Calling themselves the Friends of the Beech Tree, the Cantabrigians have petitioned city officials to prevent a local builder from destroying the rare tree to make way for a new office building between Harvard and Central Squares.
One third of the 50-foot wide crown would be destroyed and the whole 55-foot tall tree would die if the Boston-based developers, Spaulding and Slye, build within a few feet of the site, area residents say.
Earlier this month, the Cambridge Historical Commission recommended that the Copper Beech tree, located across from the Orson Welles Cinema, be declared a significant landmark in the area. A final decision rests with the Cambridge City Council.
"The developers have known what the people in the neighborhood want for that tree, and they've just hoped that we'd go away," said Marilyn Z. Wellons, the founder of the Friends of the Beech Tree. "They've tried to tell us that the building can be built according to plans and the tree won't be destroyed."

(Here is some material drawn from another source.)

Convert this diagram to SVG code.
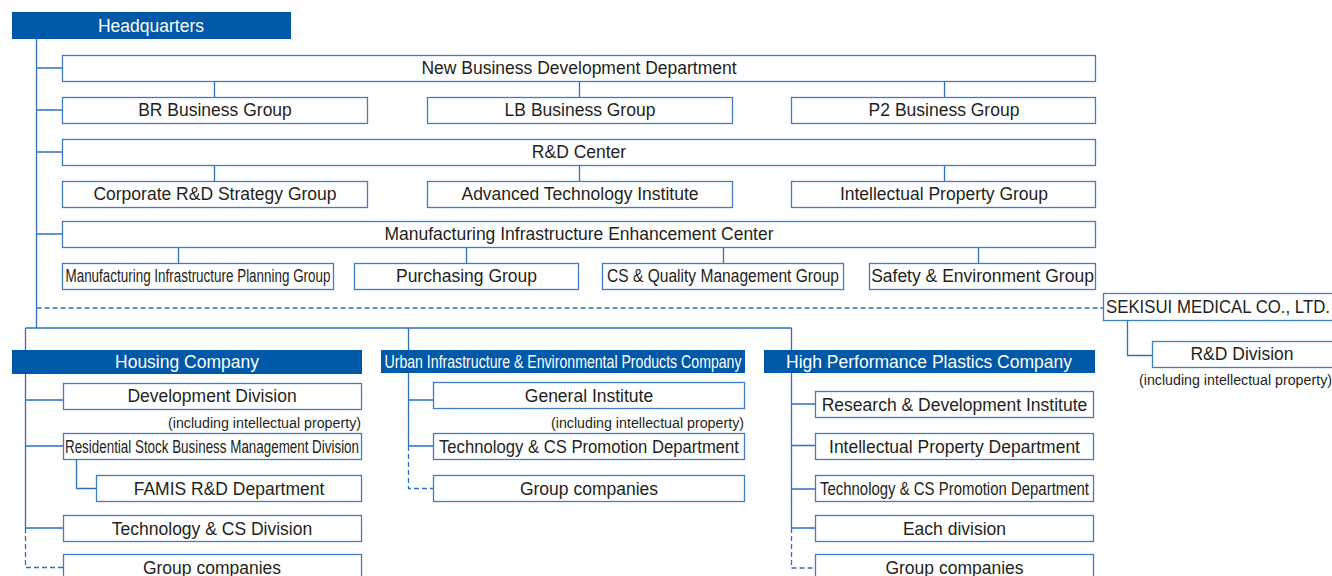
<svg xmlns="http://www.w3.org/2000/svg" width="1332" height="576" viewBox="0 0 1332 576">
<style>
.bx{fill:#fff;stroke:#3f7dc6;stroke-width:1.3}
.hd{fill:#0058a9}
.t{font-family:"Liberation Sans",Arial,sans-serif;font-size:17.5px;fill:#231f20;text-anchor:middle;dominant-baseline:central}
.w{fill:#fff}
.s{font-family:"Liberation Sans",Arial,sans-serif;font-size:14px;fill:#231f20;text-anchor:end;dominant-baseline:central}
.ln{fill:none;stroke:#2f6fbd;stroke-width:1.3}
.dl{fill:none;stroke:#2f6fbd;stroke-width:1.3;stroke-dasharray:5 3}
</style>
<g id="connectors">
<path class="ln" d="M36.5 39V328M36.5 68H62M36.5 110H62M36.5 152H62M36.5 234H62"/>
<path class="ln" d="M214.5 81V97M579.5 81V97M944.5 81V97M214.5 165V181M579.5 165V181M944.5 165V181M178.5 247V263M466.5 247V263M723.5 247V263M978.5 247V263"/>
<path class="dl" d="M36.5 308H1103"/>
<path class="ln" d="M1127.5 321V355.5H1152"/>
<path class="ln" d="M25.5 328H791.5M25.5 328V528M408.5 328V446M791.5 328V528"/>
<path class="ln" d="M25.5 400H63M25.5 446H63M76.5 460V488.5H96M25.5 528H63"/>
<path class="dl" d="M25.5 528V567.5H63"/>
<path class="ln" d="M408.5 400H433M408.5 446H433"/>
<path class="dl" d="M408.5 446V488.5H433"/>
<path class="ln" d="M791.5 404H815M791.5 445.5H815M791.5 489H815M791.5 528H815"/>
<path class="dl" d="M791.5 528V568H815"/>
</g>
<g id="hq"><rect class="hd" x="12" y="12" width="279" height="27"/><text class="t w" x="151" y="26">Headquarters</text></g>
<g id="nbd"><rect class="bx" x="62.5" y="55.5" width="1033" height="26"/><text class="t" x="579" y="68">New Business Development Department</text></g>
<g id="br"><rect class="bx" x="62.5" y="97.5" width="305" height="26"/><text class="t" x="215" y="110">BR Business Group</text></g>
<g id="lb"><rect class="bx" x="427.5" y="97.5" width="305" height="26"/><text class="t" x="580" y="110">LB Business Group</text></g>
<g id="p2"><rect class="bx" x="791.5" y="97.5" width="304" height="26"/><text class="t" x="944" y="110">P2 Business Group</text></g>
<g id="rdc"><rect class="bx" x="62.5" y="139.5" width="1033" height="26"/><text class="t" x="579" y="152">R&amp;D Center</text></g>
<g id="crd"><rect class="bx" x="62.5" y="181.5" width="305" height="26"/><text class="t" x="215" y="194">Corporate R&amp;D Strategy Group</text></g>
<g id="ati"><rect class="bx" x="427.5" y="181.5" width="305" height="26"/><text class="t" x="580" y="194">Advanced Technology Institute</text></g>
<g id="ipg"><rect class="bx" x="791.5" y="181.5" width="304" height="26"/><text class="t" x="944" y="194">Intellectual Property Group</text></g>
<g id="mie"><rect class="bx" x="62.5" y="221.5" width="1033" height="26"/><text class="t" x="579" y="234">Manufacturing Infrastructure Enhancement Center</text></g>
<g id="mip"><rect class="bx" x="62.5" y="263.5" width="271" height="26"/><text class="t" x="198" y="276" textLength="265" lengthAdjust="spacingAndGlyphs">Manufacturing Infrastructure Planning Group</text></g>
<g id="pur"><rect class="bx" x="354.5" y="263.5" width="224" height="26"/><text class="t" x="466.5" y="276">Purchasing Group</text></g>
<g id="csq"><rect class="bx" x="602.5" y="263.5" width="241" height="26"/><text class="t" x="723" y="276" textLength="232" lengthAdjust="spacingAndGlyphs">CS &amp; Quality Management Group</text></g>
<g id="saf"><rect class="bx" x="869.5" y="263.5" width="226" height="26"/><text class="t" x="982.5" y="276">Safety &amp; Environment Group</text></g>
<g id="sek"><rect class="bx" x="1103.5" y="293.5" width="240" height="27"/><text class="t" x="1218" y="307" textLength="224" lengthAdjust="spacingAndGlyphs">SEKISUI MEDICAL CO., LTD.</text></g>
<g id="srd"><rect class="bx" x="1152.5" y="341.5" width="190" height="26"/><text class="t" x="1242" y="354">R&amp;D Division</text><text class="s" x="1332" y="380" textLength="193" lengthAdjust="spacingAndGlyphs">(including intellectual property)</text></g>
<g id="hc"><rect class="hd" x="12" y="350" width="350" height="24"/><text class="t w" x="187" y="362">Housing Company</text></g>
<g id="dd"><rect class="bx" x="63.5" y="383.5" width="298" height="26"/><text class="t" x="212" y="396">Development Division</text><text class="s" x="361" y="423" textLength="193" lengthAdjust="spacingAndGlyphs">(including intellectual property)</text></g>
<g id="rsb"><rect class="bx" x="63.5" y="433.5" width="298" height="26"/><text class="t" x="212" y="446.5" textLength="294" lengthAdjust="spacingAndGlyphs">Residential Stock Business Management Division</text></g>
<g id="fam"><rect class="bx" x="96.5" y="475.5" width="265" height="26"/><text class="t" x="229" y="488.5">FAMIS R&amp;D Department</text></g>
<g id="tcs"><rect class="bx" x="63.5" y="515.5" width="298" height="26"/><text class="t" x="212" y="528.5">Technology &amp; CS Division</text></g>
<g id="hgc"><rect class="bx" x="63.5" y="554.5" width="298" height="30"/><text class="t" x="212" y="567.5">Group companies</text></g>
<g id="uc"><rect class="hd" x="381" y="350" width="364" height="23"/><text class="t w" x="563" y="362" textLength="357" lengthAdjust="spacingAndGlyphs">Urban Infrastructure &amp; Environmental Products Company</text></g>
<g id="gi"><rect class="bx" x="433.5" y="382.5" width="311" height="26"/><text class="t" x="589" y="395.5">General Institute</text><text class="s" x="744" y="423" textLength="193" lengthAdjust="spacingAndGlyphs">(including intellectual property)</text></g>
<g id="utc"><rect class="bx" x="433.5" y="433.5" width="311" height="26"/><text class="t" x="589" y="446.5" textLength="300" lengthAdjust="spacingAndGlyphs">Technology &amp; CS Promotion Department</text></g>
<g id="ugc"><rect class="bx" x="433.5" y="475.5" width="311" height="26"/><text class="t" x="589" y="488.5">Group companies</text></g>
<g id="hpp"><rect class="hd" x="764" y="350" width="331" height="23"/><text class="t w" x="929" y="362">High Performance Plastics Company</text></g>
<g id="rdi"><rect class="bx" x="815.5" y="391.5" width="278" height="26"/><text class="t" x="954.5" y="404.5">Research &amp; Development Institute</text></g>
<g id="ipd"><rect class="bx" x="815.5" y="433.5" width="278" height="26"/><text class="t" x="954.5" y="446.5">Intellectual Property Department</text></g>
<g id="htc"><rect class="bx" x="815.5" y="475.5" width="278" height="26"/><text class="t" x="954.5" y="488.5" textLength="269" lengthAdjust="spacingAndGlyphs">Technology &amp; CS Promotion Department</text></g>
<g id="ed"><rect class="bx" x="815.5" y="515.5" width="278" height="26"/><text class="t" x="954.5" y="528.5">Each division</text></g>
<g id="hgc2"><rect class="bx" x="815.5" y="554.5" width="278" height="30"/><text class="t" x="954.5" y="567.5">Group companies</text></g>
</svg>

If the tree is declared a landmark, then Spaulding and Slye will have to taylor its building plans so as to preserve the tree's crown and roots.
The Mass. Ave. specimen is the only survivor among three beech trees originally planted by Henry Houghton. A major figure in early Cambridge history, Houghton was mayor in 1782 and president of the Houghton-Mifflin Publishing Company. Wellons said that Houghton's colonial Cambridge home was torn down by a developer for MIT in 1975.